Это город со своим лицом, которое сразу не разглядишь. Сближение приходит поздней, когда свыкаешься с общими признаками больших городов: асфальтированными улицами, бетонными коробками огромных зданий, особенно если оказался там летом и солнце палит, словно и оно из раскаленного цемента. Но когда ходишь по Еревану, бетонные громады постепенно размыкаются, отступают, а где-то, слава тебе господи, пропадают. И становится легче дышать, когда глаз останавливается на зеленом овраге с пятью домиками здесь, тремя там, — старыми низенькими домиками, оставшимися от деревень, сбегавших когда-то вниз по оврагу. А потом, если остановишься и замрешь, увидишь ежа, пробирающегося по асфальтовому коридору, и опять перед тобой незнакомая, но легко угадываемая армянская природа: каменистая скала, несколько старых деревьев — оттесняют цемент. Кое-где небольшие рощицы. Радует вид горных склонов, хотя это монолитный камень, как на наших прекрасных Турковунья. И хочется крикнуть: «Оставьте все как есть, не стройте больше ни жилых домов, ни больниц, ни школ! Сохраните овраги, ущелья и склоны, пусть живут и дышат, не прячьте их за строениями!» Ведь понимаешь, что и здесь дошли до опасной черты: в Ереване обилие домов, населения — более миллиона, треть всей Армении, и я видел, как по субботам и воскресеньям ереванцы едут за город, на природу.
Я говорил о массе цемента. Это не совсем так. У армян в изобилии строительный камень: гранит, черный камень и главным образом туф, мягкий, легко поддающийся обработке. Возьмешь в руки кусочек туфа, а он еще теплый, от него исходит дух, как от свежего хлеба. Из туфа в основном и построен Ереван. Розовый, серый, черный, он сверкает на солнце и придает городу своеобразный колорит. Ереван впечатляет своими красками. У армянских камней богатая цветовая гамма, особенно красивая на фоне деревьев и травы при меняющемся освещении дня и ночи. В камне особая выразительность, как и в резких звуках армянской речи.

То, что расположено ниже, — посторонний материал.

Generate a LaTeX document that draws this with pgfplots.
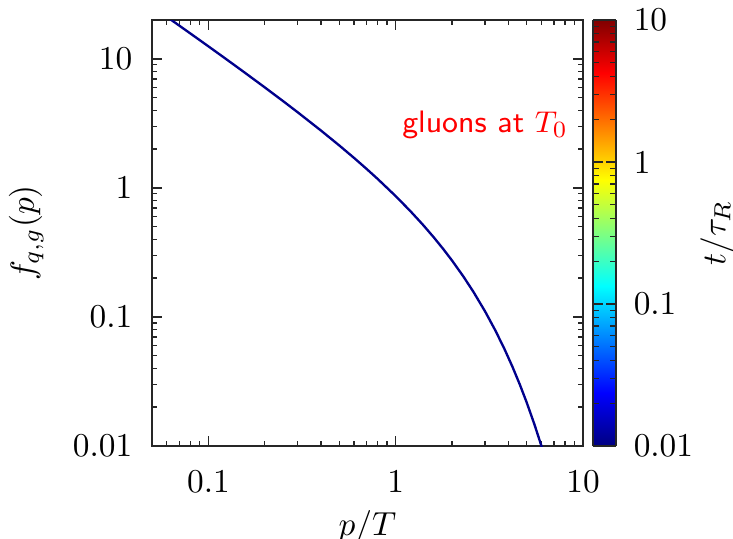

В Ереване есть красивые здания, их стоит посмотреть. Город, к счастью, попал в руки талантливых людей, которые, увидев, что их соотечественники собираются строить свой дом, съехались и стали работать, чтобы создать город, страну, государство. Они привезли сюда и свои святыни. Строили дома, сажали деревья, создавали памятники. В ереванских названиях, как и всюду в Армении, господствует слово «нор» — «новый»: Нор-Себастья, Нор-Зейтун, Нор-Бутанья, Норагюх и так далее. Так же у нас: Неес-Иониес, Неес-Смирнес, Неа-Гераклия. И многие из тех, кто в двадцатые-тридцатые годы планировал, строил, созидал, остались в городе памятниками в бронзе и камне. А есть и такие, кто не жил в Ереване, но и сюда дошла их слава и искусство, которые помогли ереванцам наладить жизнь. Перед войной привезли из Парижа в Ереван прах великого армянского композитора Комитаса. Ему поставили памятник и создали парк-пантеон, носящий его имя. Этот гениальный человек дал хлеб духовный своей родине.
Перед оперным театром — памятник композитору и дирижеру А. Спендиарову, неподалеку — поэту О. Туманяну.
В больших городах мира есть памятники, сооруженные как бы по одному шаблону к какому-нибудь юбилею. И хотя их стоит много, будь то даже огромные всадники, они никого не увековечивают и теряются в тучах пыли, шуме, напряженном автомобильном движении, не живут в человеческой памяти, не преображают окружающего пейзажа. Проходишь мимо и не замечаешь их. Еще издали что-то говорит тебе об их незначительности. Я не имею в виду лиц, которых не уважаешь, лиц, недостойных увековечения. Их-то как раз замечаешь. Но и в чужих странах, чьей истории не знаешь, подлинное искусство впечатляет, завораживает. А если в огромном массивном памятнике нет величия и вдохновения, то он напоминает декорацию, оперетту… Монументальное искусство носит иногда, я бы сказал, опереточный характер.